Tuesday, September 6, 2016

#PoemOfTheWeek or #POTW number 1

Carol Rumens already writes a weekly column on poetry for the Guardian, and this new blog effort makes no pretense of trying to steal her show, which is, on the contrary, most warmly recommended.

Here, instead, will be poems that go to class with me, once a week, and are given exposure to all  the French students I teach, from first year college students to students at Master Level. There is still no reason why they should not also consult the interesting analyses of Carol Rumens.

Poem of the Week #1: Gwendolyn Brooks, "We Real Cool"

First things first: it probably looks like no poem you ever saw before. It does not look like a sonnet, it does not look like a ballad. You will notice that it has a subtitle that suggests the name of the bar where the action takes place, "Seven at the Golden Shovel". Since the full text of the poem is under copyright, here is a link to poets.org where you can read the text in full, and also hear it recited by the poet herself, with a number of interesting comments.

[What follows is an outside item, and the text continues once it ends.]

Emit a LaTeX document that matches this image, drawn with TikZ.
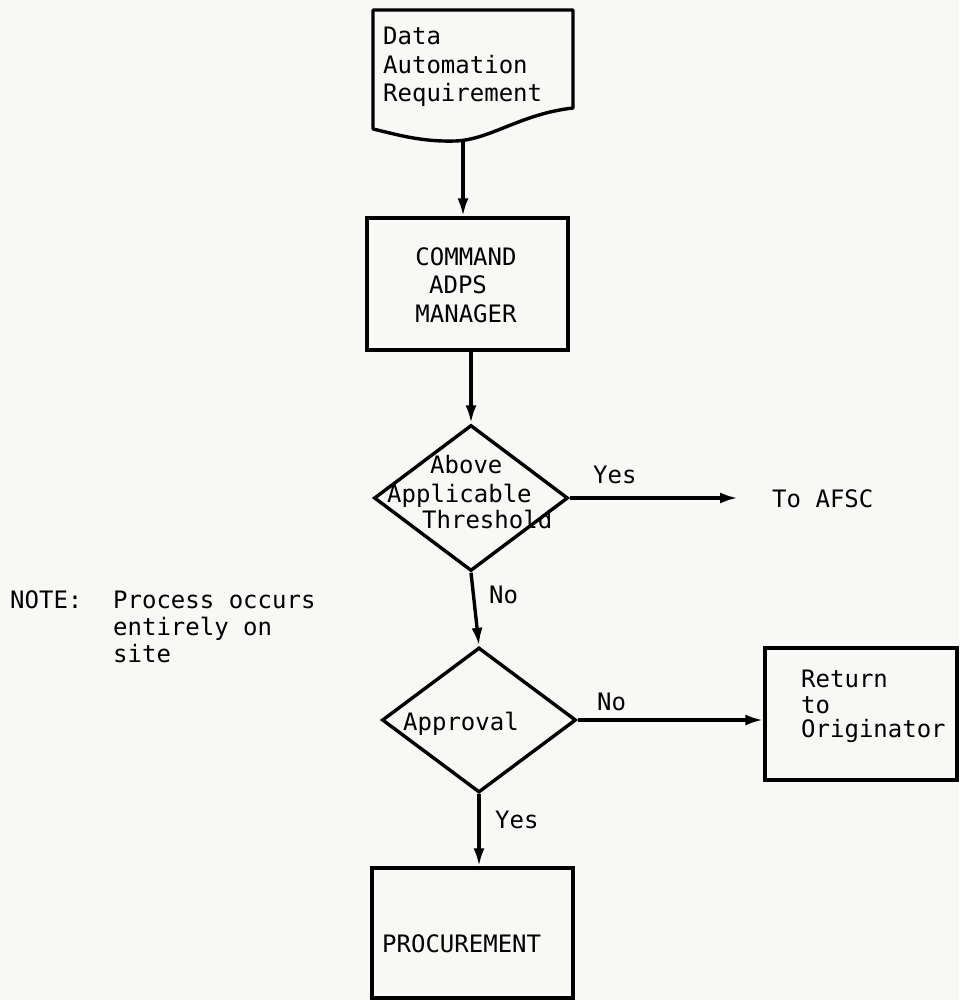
\documentclass[tikz,border=0pt]{standalone}
\usepackage{fontspec}
\newfontfamily\tw{DejaVu Sans Mono}
\usetikzlibrary{arrows.meta,shapes.geometric}
\definecolor{paper}{RGB}{248,248,246}
\begin{document}
\begin{tikzpicture}[x=1pt,y=-1pt,
  every node/.style={font=\tw\fontsize{24}{28}\selectfont, inner sep=0pt},
  line/.style={line width=3.4pt},
  arr/.style={line width=3.4pt, -{Latex[length=18pt,width=11pt]}},
  boxnode/.style={draw, line width=3.4pt, rectangle},
  decnode/.style={draw, line width=3.4pt, shape=diamond, inner sep=0pt},
  txt/.style={anchor=base west}
]
\fill[paper] (0,0) rectangle (959,1000);
\useasboundingbox (0,0) rectangle (959,1000);

% document shape
\draw[line, line join=round] (373,10) -- (573,10) -- (573,108)
   .. controls (520,114) and (490,140) .. (455,141)
   .. controls (420,142) and (395,134) .. (373,129) -- cycle;
\node[txt] (req1) at (383,45) {Data};
\node[txt] (req2) at (383,74) {Automation};
\node[txt] (req3) at (383,102) {Requirement};
\coordinate (reqbot) at (463,141);

% command box
\node[boxnode, minimum width=201pt, minimum height=132pt] (cmd) at (467.5,284) {};
\node[anchor=base] (c1) at (466,265) {COMMAND};
\node[anchor=base] (c2) at (458,293) {ADPS};
\node[anchor=base] (c3) at (466,322) {MANAGER};

% decision 1
\node[decnode, minimum width=194pt, minimum height=146pt] (d1) at (471,498) {};
\node[txt] (t1) at (430,473) {Above};
\node[txt] (t2) at (387,502) {Applicable};
\node[txt] (t3) at (422,528) {Threshold};
\node[txt] (yes1) at (593,483) {Yes};
\node[txt] (afsc) at (772,507) {To AFSC};
\coordinate (afsctip) at (738,498);

% decision 2
\node[decnode, minimum width=194pt, minimum height=145pt] (d2) at (479,720) {};
\node[txt] (t4) at (403,730) {Approval};
\node[txt] (no1) at (489,603) {No};
\node[txt] (no2) at (597,710) {No};

% note
\node[txt] (note) at (10,608) {NOTE:};
\node[txt] (n1) at (113,608) {Process occurs};
\node[txt] (n2) at (113,635) {entirely on};
\node[txt] (n3) at (113,662) {site};

% return box
\node[boxnode, minimum width=192pt, minimum height=132pt] (ret) at (861,714) {};
\node[txt] (r1) at (801,687) {Return};
\node[txt] (r2) at (801,713) {to};
\node[txt] (r3) at (801,737) {Originator};

% procurement
\node[boxnode, minimum width=201pt, minimum height=130pt] (proc) at (472.5,933) {};
\node[txt] (proctxt) at (382,952) {PROCUREMENT};
\node[txt] (yes2) at (495,828) {Yes};

% connectors
\draw[arr] (reqbot) -- (reqbot |- cmd.north);
\draw[arr] (cmd.south -| d1.north) -- (d1.north);
\draw[arr] (d1.east) -- (afsctip);
\draw[arr] (d1.south) -- (d2.north);
\draw[arr] (d2.east) -- (d2.east -| ret.west);
\draw[arr] (d2.south) -- (d2.south |- proc.north);
\end{tikzpicture}
\end{document}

You will notice that the poet's recitation syncopates the rhythm, making this short poem sound like a jazz poem. If jazz, it is probably bebop—that more angry and rebellious genre. The two-line stanzas almost all end with the same word, "We" coming after a period, creating a very unified rhyme scheme. In fact lines 1-6 could also be described as rhyming couplets. But there are also numerous internal line rhymes: cool/school (lines 1-2), late/straight (3-4), sin/gin (5-6), June/soon (7-8).

All but the first and last lines contain only three words, and all the words of the poem are monosyllabic. Line one begins and ends with the same word (as a figure of speech, this is called epanalepsis). The sentences are simple sentences. The first one "We real cool" is agrammatical in that the verb "are" was omitted. The reader understands that the lack of education is perceptible in the language of these youths. All the other sentences have a verb and direct object (lines 2, 5, 6, 7) or verb and adverb (lines 3, 4, 8). The poet is able to give added punch to line seven because of the ambiguity surrounding the word jazz as she mentions in the recording (and that is also quite clever because the origin of the word jazz is indeed ambiguous). The month of June being also a traditional time for school testing, it seems that the speakers (the "we" in the poem) are also saying that they do not worry about tests.

Gwendolyn Brooks recalled that the inspiration for the poem came when she passed a pool hall and was surprised to find school-aged youths present there on a school day. This happened in her neighborhood on the South Side of Chicago. The poem implies that the poet was worried that by skipping school these youths were digging their own graves. The shovel of the name of the bar could come in handy if they "die soon" as the end of the poem suggests. It is hard to realize, when one is in school, that life passes so rapidly. But perhaps Brooks was also concerned about the age at which young people who neglect their education die — or to put it differently, this poem might be considered a precursor to the Black Lives Matter movement. Brooks herself was a prominent artist in the Black Arts movement of the 1960s.